• Available data:
──────
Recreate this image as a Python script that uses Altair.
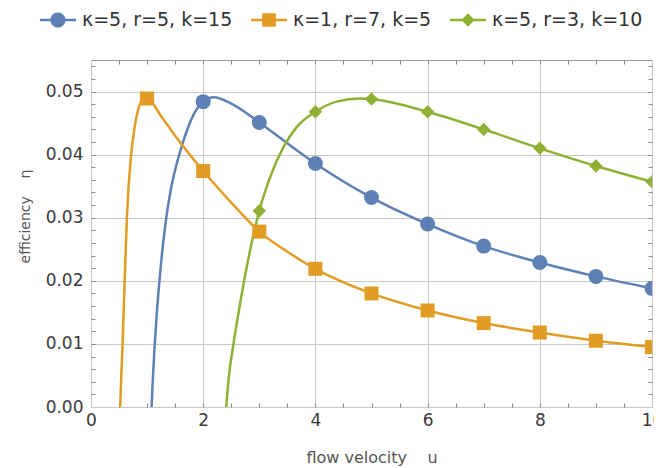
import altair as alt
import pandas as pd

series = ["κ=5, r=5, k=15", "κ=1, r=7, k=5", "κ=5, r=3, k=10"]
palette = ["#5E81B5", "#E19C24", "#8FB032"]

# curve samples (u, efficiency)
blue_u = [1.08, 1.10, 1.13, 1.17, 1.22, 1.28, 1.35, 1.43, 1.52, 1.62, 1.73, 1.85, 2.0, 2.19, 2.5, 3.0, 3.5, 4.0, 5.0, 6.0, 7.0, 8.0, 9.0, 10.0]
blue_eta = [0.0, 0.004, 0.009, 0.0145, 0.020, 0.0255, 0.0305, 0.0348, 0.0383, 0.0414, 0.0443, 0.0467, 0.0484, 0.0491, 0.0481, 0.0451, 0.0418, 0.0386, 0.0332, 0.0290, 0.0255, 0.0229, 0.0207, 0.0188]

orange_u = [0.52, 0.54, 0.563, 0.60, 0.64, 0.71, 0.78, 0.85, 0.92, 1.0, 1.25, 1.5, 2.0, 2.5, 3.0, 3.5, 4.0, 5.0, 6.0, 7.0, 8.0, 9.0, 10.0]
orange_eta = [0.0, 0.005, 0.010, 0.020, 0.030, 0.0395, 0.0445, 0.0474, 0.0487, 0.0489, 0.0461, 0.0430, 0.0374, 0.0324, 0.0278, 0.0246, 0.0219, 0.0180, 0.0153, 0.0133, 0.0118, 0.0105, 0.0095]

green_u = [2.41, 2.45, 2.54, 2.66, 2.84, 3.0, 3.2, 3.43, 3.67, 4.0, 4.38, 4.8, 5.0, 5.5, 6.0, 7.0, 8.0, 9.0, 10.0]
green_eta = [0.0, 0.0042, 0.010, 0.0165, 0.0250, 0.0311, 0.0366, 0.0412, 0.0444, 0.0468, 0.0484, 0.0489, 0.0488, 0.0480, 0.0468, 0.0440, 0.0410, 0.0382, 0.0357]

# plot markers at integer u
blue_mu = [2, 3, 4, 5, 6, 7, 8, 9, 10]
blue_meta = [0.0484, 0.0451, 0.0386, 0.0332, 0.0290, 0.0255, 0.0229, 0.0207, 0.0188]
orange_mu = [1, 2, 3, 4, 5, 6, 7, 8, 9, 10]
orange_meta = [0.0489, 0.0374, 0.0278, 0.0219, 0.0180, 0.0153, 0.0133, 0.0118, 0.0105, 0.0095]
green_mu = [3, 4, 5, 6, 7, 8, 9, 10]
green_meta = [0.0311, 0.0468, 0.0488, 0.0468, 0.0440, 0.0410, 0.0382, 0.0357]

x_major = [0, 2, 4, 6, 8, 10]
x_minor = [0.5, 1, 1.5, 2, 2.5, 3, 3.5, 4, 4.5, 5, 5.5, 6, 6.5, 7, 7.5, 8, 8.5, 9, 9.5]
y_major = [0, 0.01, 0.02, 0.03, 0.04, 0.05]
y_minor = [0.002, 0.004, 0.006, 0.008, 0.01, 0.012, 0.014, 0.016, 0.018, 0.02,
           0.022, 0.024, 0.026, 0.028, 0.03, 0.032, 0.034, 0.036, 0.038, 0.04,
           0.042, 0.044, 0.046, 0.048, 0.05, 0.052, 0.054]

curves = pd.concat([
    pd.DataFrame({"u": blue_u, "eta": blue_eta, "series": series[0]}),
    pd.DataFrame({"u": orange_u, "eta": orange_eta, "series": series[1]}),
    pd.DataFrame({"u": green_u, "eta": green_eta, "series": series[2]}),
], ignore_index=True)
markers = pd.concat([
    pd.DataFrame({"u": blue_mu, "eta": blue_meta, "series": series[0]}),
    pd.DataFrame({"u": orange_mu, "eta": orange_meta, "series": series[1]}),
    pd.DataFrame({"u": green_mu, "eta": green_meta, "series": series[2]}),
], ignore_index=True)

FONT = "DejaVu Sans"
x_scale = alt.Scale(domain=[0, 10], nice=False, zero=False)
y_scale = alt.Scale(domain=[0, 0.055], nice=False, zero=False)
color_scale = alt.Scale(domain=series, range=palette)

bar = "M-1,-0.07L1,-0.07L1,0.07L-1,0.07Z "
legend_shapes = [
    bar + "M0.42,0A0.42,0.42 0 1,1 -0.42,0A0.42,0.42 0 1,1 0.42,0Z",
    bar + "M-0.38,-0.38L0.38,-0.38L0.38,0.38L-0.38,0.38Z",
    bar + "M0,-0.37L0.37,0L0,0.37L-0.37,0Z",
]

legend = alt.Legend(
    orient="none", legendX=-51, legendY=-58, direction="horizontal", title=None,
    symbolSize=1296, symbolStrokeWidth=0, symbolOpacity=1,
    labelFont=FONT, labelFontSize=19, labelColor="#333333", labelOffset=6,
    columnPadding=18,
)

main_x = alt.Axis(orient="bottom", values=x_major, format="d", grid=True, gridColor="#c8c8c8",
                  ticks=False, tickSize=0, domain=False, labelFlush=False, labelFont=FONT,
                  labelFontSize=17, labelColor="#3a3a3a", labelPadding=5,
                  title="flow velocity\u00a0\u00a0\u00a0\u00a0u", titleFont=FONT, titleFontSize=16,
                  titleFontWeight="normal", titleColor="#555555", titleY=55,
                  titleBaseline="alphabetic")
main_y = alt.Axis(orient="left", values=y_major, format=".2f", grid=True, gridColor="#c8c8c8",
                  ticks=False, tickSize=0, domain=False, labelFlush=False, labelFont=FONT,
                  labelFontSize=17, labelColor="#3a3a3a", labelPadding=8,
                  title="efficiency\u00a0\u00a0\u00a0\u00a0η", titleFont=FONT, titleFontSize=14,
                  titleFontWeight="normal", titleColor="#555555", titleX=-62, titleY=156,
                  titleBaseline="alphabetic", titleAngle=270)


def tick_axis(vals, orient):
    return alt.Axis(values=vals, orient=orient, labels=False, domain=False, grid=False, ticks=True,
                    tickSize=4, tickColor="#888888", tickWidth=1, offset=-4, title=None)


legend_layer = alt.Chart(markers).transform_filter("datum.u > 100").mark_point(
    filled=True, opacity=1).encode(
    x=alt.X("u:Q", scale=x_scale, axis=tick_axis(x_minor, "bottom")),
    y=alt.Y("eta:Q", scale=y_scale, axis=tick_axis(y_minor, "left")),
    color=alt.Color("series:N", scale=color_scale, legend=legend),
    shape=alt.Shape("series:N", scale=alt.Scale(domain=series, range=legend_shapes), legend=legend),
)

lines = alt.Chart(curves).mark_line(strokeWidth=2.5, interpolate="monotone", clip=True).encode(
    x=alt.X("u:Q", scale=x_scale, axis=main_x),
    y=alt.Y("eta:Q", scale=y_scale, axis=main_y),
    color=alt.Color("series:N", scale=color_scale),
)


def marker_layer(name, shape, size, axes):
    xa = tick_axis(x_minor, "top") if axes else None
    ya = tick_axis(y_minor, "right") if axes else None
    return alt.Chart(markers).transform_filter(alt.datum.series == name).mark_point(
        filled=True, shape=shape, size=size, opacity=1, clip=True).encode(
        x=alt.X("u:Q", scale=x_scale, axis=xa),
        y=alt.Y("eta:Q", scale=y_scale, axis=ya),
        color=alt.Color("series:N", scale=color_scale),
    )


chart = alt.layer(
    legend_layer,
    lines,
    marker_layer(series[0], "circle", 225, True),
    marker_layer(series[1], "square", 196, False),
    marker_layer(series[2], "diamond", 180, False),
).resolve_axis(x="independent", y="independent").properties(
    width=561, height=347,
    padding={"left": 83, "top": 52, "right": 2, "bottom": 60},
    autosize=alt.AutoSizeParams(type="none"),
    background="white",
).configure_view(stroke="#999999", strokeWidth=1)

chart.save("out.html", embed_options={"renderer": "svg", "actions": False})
──────
• Requirement: Pictures excluded, repeat exactly the lines from the top of the material through the line with "0.0488, 0.0468, 0.0440, 0.0410, 0.0382, 0.0357]", including both of those lines.

• Answer below:
Recreate this image as a Python script that uses Altair.
import altair as alt
import pandas as pd

series = ["κ=5, r=5, k=15", "κ=1, r=7, k=5", "κ=5, r=3, k=10"]
palette = ["#5E81B5", "#E19C24", "#8FB032"]

# curve samples (u, efficiency)
blue_u = [1.08, 1.10, 1.13, 1.17, 1.22, 1.28, 1.35, 1.43, 1.52, 1.62, 1.73, 1.85, 2.0, 2.19, 2.5, 3.0, 3.5, 4.0, 5.0, 6.0, 7.0, 8.0, 9.0, 10.0]
blue_eta = [0.0, 0.004, 0.009, 0.0145, 0.020, 0.0255, 0.0305, 0.0348, 0.0383, 0.0414, 0.0443, 0.0467, 0.0484, 0.0491, 0.0481, 0.0451, 0.0418, 0.0386, 0.0332, 0.0290, 0.0255, 0.0229, 0.0207, 0.0188]

orange_u = [0.52, 0.54, 0.563, 0.60, 0.64, 0.71, 0.78, 0.85, 0.92, 1.0, 1.25, 1.5, 2.0, 2.5, 3.0, 3.5, 4.0, 5.0, 6.0, 7.0, 8.0, 9.0, 10.0]
orange_eta = [0.0, 0.005, 0.010, 0.020, 0.030, 0.0395, 0.0445, 0.0474, 0.0487, 0.0489, 0.0461, 0.0430, 0.0374, 0.0324, 0.0278, 0.0246, 0.0219, 0.0180, 0.0153, 0.0133, 0.0118, 0.0105, 0.0095]

green_u = [2.41, 2.45, 2.54, 2.66, 2.84, 3.0, 3.2, 3.43, 3.67, 4.0, 4.38, 4.8, 5.0, 5.5, 6.0, 7.0, 8.0, 9.0, 10.0]
green_eta = [0.0, 0.0042, 0.010, 0.0165, 0.0250, 0.0311, 0.0366, 0.0412, 0.0444, 0.0468, 0.0484, 0.0489, 0.0488, 0.0480, 0.0468, 0.0440, 0.0410, 0.0382, 0.0357]

# plot markers at integer u
blue_mu = [2, 3, 4, 5, 6, 7, 8, 9, 10]
blue_meta = [0.0484, 0.0451, 0.0386, 0.0332, 0.0290, 0.0255, 0.0229, 0.0207, 0.0188]
orange_mu = [1, 2, 3, 4, 5, 6, 7, 8, 9, 10]
orange_meta = [0.0489, 0.0374, 0.0278, 0.0219, 0.0180, 0.0153, 0.0133, 0.0118, 0.0105, 0.0095]
green_mu = [3, 4, 5, 6, 7, 8, 9, 10]
green_meta = [0.0311, 0.0468, 0.0488, 0.0468, 0.0440, 0.0410, 0.0382, 0.0357]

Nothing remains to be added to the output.